We sit around the small fire, burning Nana’s and Papa’s old documents. Nana hated — hated — clutter of every kind, but she was something of a hoarder in one sense: she kept all receipts and bills, neatly organized, filed away discretely. Had the IRS ever audited one of their returns, the auditor would have faced a mountain of evidence through which to sort. So as Papa downsizes, we have to get rid of stuff. And truth be told, there is no reason to keep tax returns and receipts from, say, 2006.
The Boy is eager to start the fire. He’s as fascinated with fire as anyone, I suppose, and the act of setting something ablaze, of doing something so otherwise forbidden, makes him almost literally shake with excitement. Once the fire gets going, we pile on some bigger pieces of wood. Tonight, we’re burning the remains of our broken swing as we talk about getting a new swing to replace it, all the time wadding paper and tossing it onto the fire.
Occasionally, a bit of glowing paper lifts out of the fire pit and wanders around indecisively in the hot up-drafts from the flames. The Boy stands on guard, ready to hunt down and stomp out any glowing bits of almost-flaming paper. Truth be told, it rained so much last week and the week before, and it’s been so relatively cool that I doubt there’s much of a hazard at all, but the Boy enjoys the responsibility.

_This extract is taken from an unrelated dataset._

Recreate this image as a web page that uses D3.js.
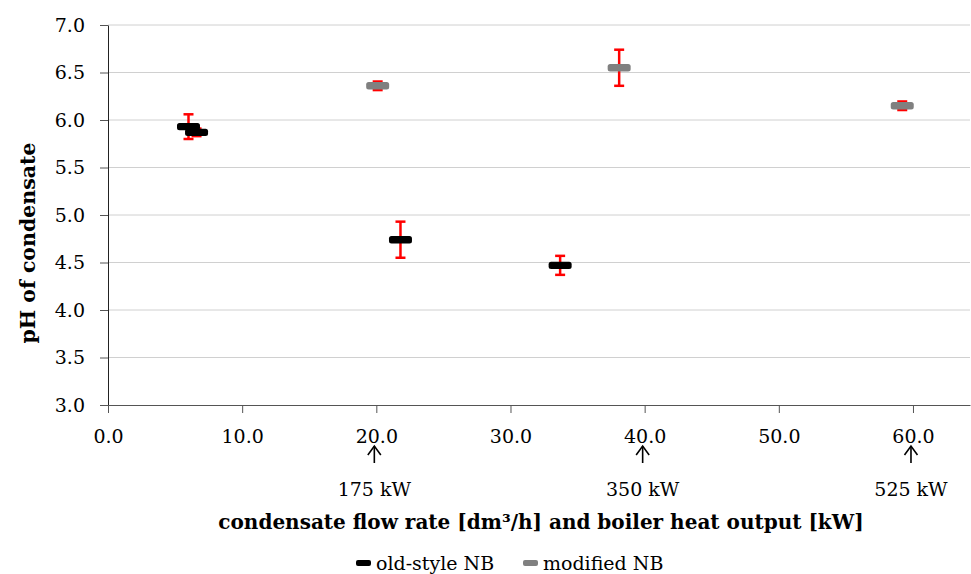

After the last of the fire dies down, Papa and I watch a movie as K gets the Boy in bed. Conspiracy is one of those movies that sounds like it shouldn’t be as moving as it is: it’s literally set for 95% of the film in a single room, with about sixteen men sitting around a table talking. But it’s what they’re discussing that makes the film so moving and horrific: it’s the Wannsee conference during which Reinhard Heydrich and Adolf Eichmann disclose and explain to those present the plan for the use of gas chambers to eradicate the Jews from Europe and eventually the planet. Kenneth Branagh plays Heydrich, and as always, he’s absolutely brilliant. He manages simultaneously to smile and seeth at the same moment.